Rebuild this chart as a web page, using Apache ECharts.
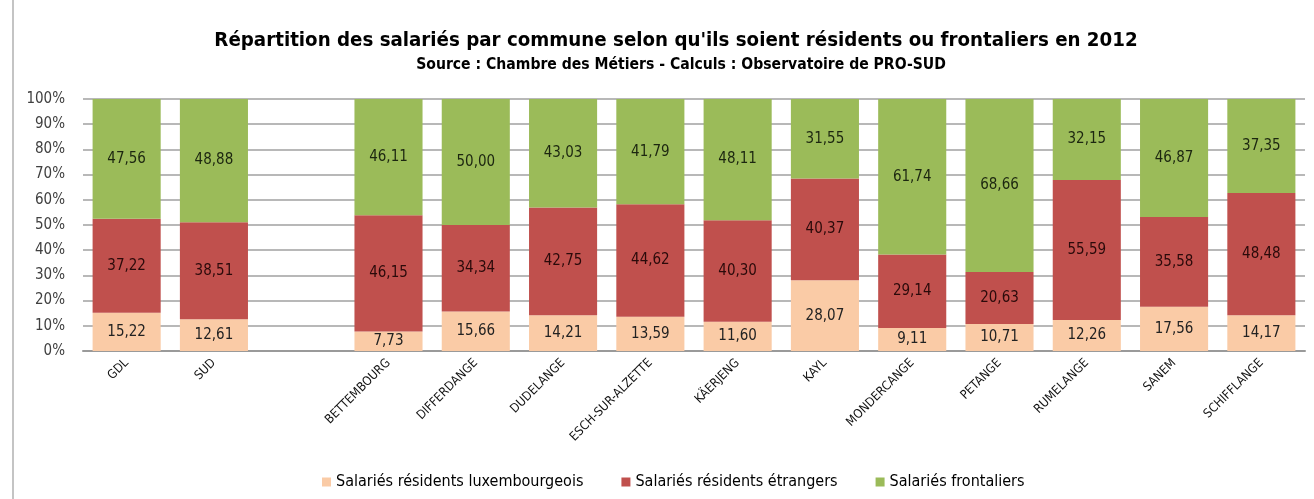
<!DOCTYPE html>
<html>
<head>
<meta charset="utf-8">
<script src="https://cdn.jsdelivr.net/npm/echarts@6/dist/echarts.min.js"></script>
<style>
html, body { margin: 0; padding: 0; background: #fff; }
#chart { width: 1314px; height: 499px; }
</style>
</head>
<body>
<div id="chart"></div>
<script>
// communes (empty entry = gap between the totals and the communes)
const categories = ['GDL', 'SUD', '', 'BETTEMBOURG', 'DIFFERDANGE', 'DUDELANGE', 'ESCH-SUR-ALZETTE',
	'KÄERJENG', 'KAYL', 'MONDERCANGE', 'PETANGE', 'RUMELANGE', 'SANEM', 'SCHIFFLANGE'];
const residentsLux = [15.22, 12.61, null, 7.73, 15.66, 14.21, 13.59, 11.60, 28.07, 9.11, 10.71, 12.26, 17.56, 14.17];
const residentsEtr = [37.22, 38.51, null, 46.15, 34.34, 42.75, 44.62, 40.30, 40.37, 29.14, 20.63, 55.59, 35.58, 48.48];
const frontaliers = [47.56, 48.88, null, 46.11, 50.00, 43.03, 41.79, 48.11, 31.55, 61.74, 68.66, 32.15, 46.87, 37.35];
const seriesNames = ['Salariés résidents luxembourgeois', 'Salariés résidents étrangers', 'Salariés frontaliers'];

const FONT = "'Liberation Sans Narrow', 'DejaVu Sans Condensed', sans-serif";

function fmt (p) {
	return p.value == null ? '' : p.value.toFixed(2).replace('.', ',');
}

function makeSerie (name, data, color, labelColor) {
	return {
		name: name,
		type: 'bar',
		stack: 'total',
		data: data,
		barCategoryGap: '22%',
		itemStyle: { color: color },
		label: {
			show: true,
			position: 'inside',
			formatter: fmt,
			color: labelColor,
			fontFamily: FONT,
			fontSize: 15
		}
	};
}

let myChart = echarts.init(document.getElementById('chart'));
myChart.setOption({
	backgroundColor: '#fff',
	animation: false,
	textStyle: { fontFamily: FONT },
	title: [{
		text: "Répartition des salariés par commune selon qu'ils soient résidents ou frontaliers en 2012",
		left: 671,
		top: 26,
		textAlign: 'center',
		textStyle: { fontFamily: FONT, fontSize: 20.3, fontWeight: 'bold', color: '#000' }
	}, {
		text: 'Source : Chambre des Métiers - Calculs : Observatoire de PRO-SUD',
		left: 676,
		top: 52,
		textAlign: 'center',
		textStyle: { fontFamily: FONT, fontSize: 15.6, fontWeight: 'bold', color: '#000' }
	}],
	legend: {
		data: seriesNames,
		left: 317,
		top: 469,
		itemWidth: 9,
		itemHeight: 9,
		itemGap: 38,
		icon: 'rect',
		textStyle: { fontFamily: FONT, fontSize: 16, color: '#000' }
	},
	grid: { left: 83, right: 9, top: 99, bottom: 148, containLabel: false },
	xAxis: {
		type: 'category',
		data: categories,
		axisLine: { lineStyle: { color: '#9a9a9a', width: 2 } },
		axisTick: { show: false },
		axisLabel: {
			interval: 0,
			rotate: 45,
			margin: 10,
			fontFamily: FONT,
			fontSize: 12.5,
			color: '#111'
		}
	},
	yAxis: {
		type: 'value',
		min: 0,
		max: 100,
		interval: 10,
		axisLine: { show: false },
		axisTick: { show: false },
		splitLine: { lineStyle: { color: '#b8b8b8', width: 2 } },
		axisLabel: {
			formatter: '{value}%',
			margin: 18,
			fontFamily: FONT,
			fontSize: 15,
			color: '#404040'
		}
	},
	graphic: [{
		type: 'line',
		shape: { x1: 13, y1: 0, x2: 13, y2: 499 },
		style: { stroke: '#c4c4c4', lineWidth: 2 }
	}],
	series: [
		makeSerie(seriesNames[0], residentsLux, '#FACBA6', '#222'),
		makeSerie(seriesNames[1], residentsEtr, '#C0504D', '#2a0a0a'),
		makeSerie(seriesNames[2], frontaliers, '#9BBB59', '#1c2610')
	]
});
</script>
</body>
</html>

** Problem description **
Transcribe the whole listing exactly. Pictures are excluded.

** Exercise response **
Rebuild this chart as a web page, using Apache ECharts.
<!DOCTYPE html>
<html>
<head>
<meta charset="utf-8">
<script src="https://cdn.jsdelivr.net/npm/echarts@6/dist/echarts.min.js"></script>
<style>
html, body { margin: 0; padding: 0; background: #fff; }
#chart { width: 1314px; height: 499px; }
</style>
</head>
<body>
<div id="chart"></div>
<script>
// communes (empty entry = gap between the totals and the communes)
const categories = ['GDL', 'SUD', '', 'BETTEMBOURG', 'DIFFERDANGE', 'DUDELANGE', 'ESCH-SUR-ALZETTE',
	'KÄERJENG', 'KAYL', 'MONDERCANGE', 'PETANGE', 'RUMELANGE', 'SANEM', 'SCHIFFLANGE'];
const residentsLux = [15.22, 12.61, null, 7.73, 15.66, 14.21, 13.59, 11.60, 28.07, 9.11, 10.71, 12.26, 17.56, 14.17];
const residentsEtr = [37.22, 38.51, null, 46.15, 34.34, 42.75, 44.62, 40.30, 40.37, 29.14, 20.63, 55.59, 35.58, 48.48];
const frontaliers = [47.56, 48.88, null, 46.11, 50.00, 43.03, 41.79, 48.11, 31.55, 61.74, 68.66, 32.15, 46.87, 37.35];
const seriesNames = ['Salariés résidents luxembourgeois', 'Salariés résidents étrangers', 'Salariés frontaliers'];

const FONT = "'Liberation Sans Narrow', 'DejaVu Sans Condensed', sans-serif";

function fmt (p) {
	return p.value == null ? '' : p.value.toFixed(2).replace('.', ',');
}

function makeSerie (name, data, color, labelColor) {
	return {
		name: name,
		type: 'bar',
		stack: 'total',
		data: data,
		barCategoryGap: '22%',
		itemStyle: { color: color },
		label: {
			show: true,
			position: 'inside',
			formatter: fmt,
			color: labelColor,
			fontFamily: FONT,
			fontSize: 15
		}
	};
}

let myChart = echarts.init(document.getElementById('chart'));
myChart.setOption({
	backgroundColor: '#fff',
	animation: false,
	textStyle: { fontFamily: FONT },
	title: [{
		text: "Répartition des salariés par commune selon qu'ils soient résidents ou frontaliers en 2012",
		left: 671,
		top: 26,
		textAlign: 'center',
		textStyle: { fontFamily: FONT, fontSize: 20.3, fontWeight: 'bold', color: '#000' }
	}, {
		text: 'Source : Chambre des Métiers - Calculs : Observatoire de PRO-SUD',
		left: 676,
		top: 52,
		textAlign: 'center',
		textStyle: { fontFamily: FONT, fontSize: 15.6, fontWeight: 'bold', color: '#000' }
	}],
	legend: {
		data: seriesNames,
		left: 317,
		top: 469,
		itemWidth: 9,
		itemHeight: 9,
		itemGap: 38,
		icon: 'rect',
		textStyle: { fontFamily: FONT, fontSize: 16, color: '#000' }
	},
	grid: { left: 83, right: 9, top: 99, bottom: 148, containLabel: false },
	xAxis: {
		type: 'category',
		data: categories,
		axisLine: { lineStyle: { color: '#9a9a9a', width: 2 } },
		axisTick: { show: false },
		axisLabel: {
			interval: 0,
			rotate: 45,
			margin: 10,
			fontFamily: FONT,
			fontSize: 12.5,
			color: '#111'
		}
	},
	yAxis: {
		type: 'value',
		min: 0,
		max: 100,
		interval: 10,
		axisLine: { show: false },
		axisTick: { show: false },
		splitLine: { lineStyle: { color: '#b8b8b8', width: 2 } },
		axisLabel: {
			formatter: '{value}%',
			margin: 18,
			fontFamily: FONT,
			fontSize: 15,
			color: '#404040'
		}
	},
	graphic: [{
		type: 'line',
		shape: { x1: 13, y1: 0, x2: 13, y2: 499 },
		style: { stroke: '#c4c4c4', lineWidth: 2 }
	}],
	series: [
		makeSerie(seriesNames[0], residentsLux, '#FACBA6', '#222'),
		makeSerie(seriesNames[1], residentsEtr, '#C0504D', '#2a0a0a'),
		makeSerie(seriesNames[2], frontaliers, '#9BBB59', '#1c2610')
	]
});
</script>
</body>
</html>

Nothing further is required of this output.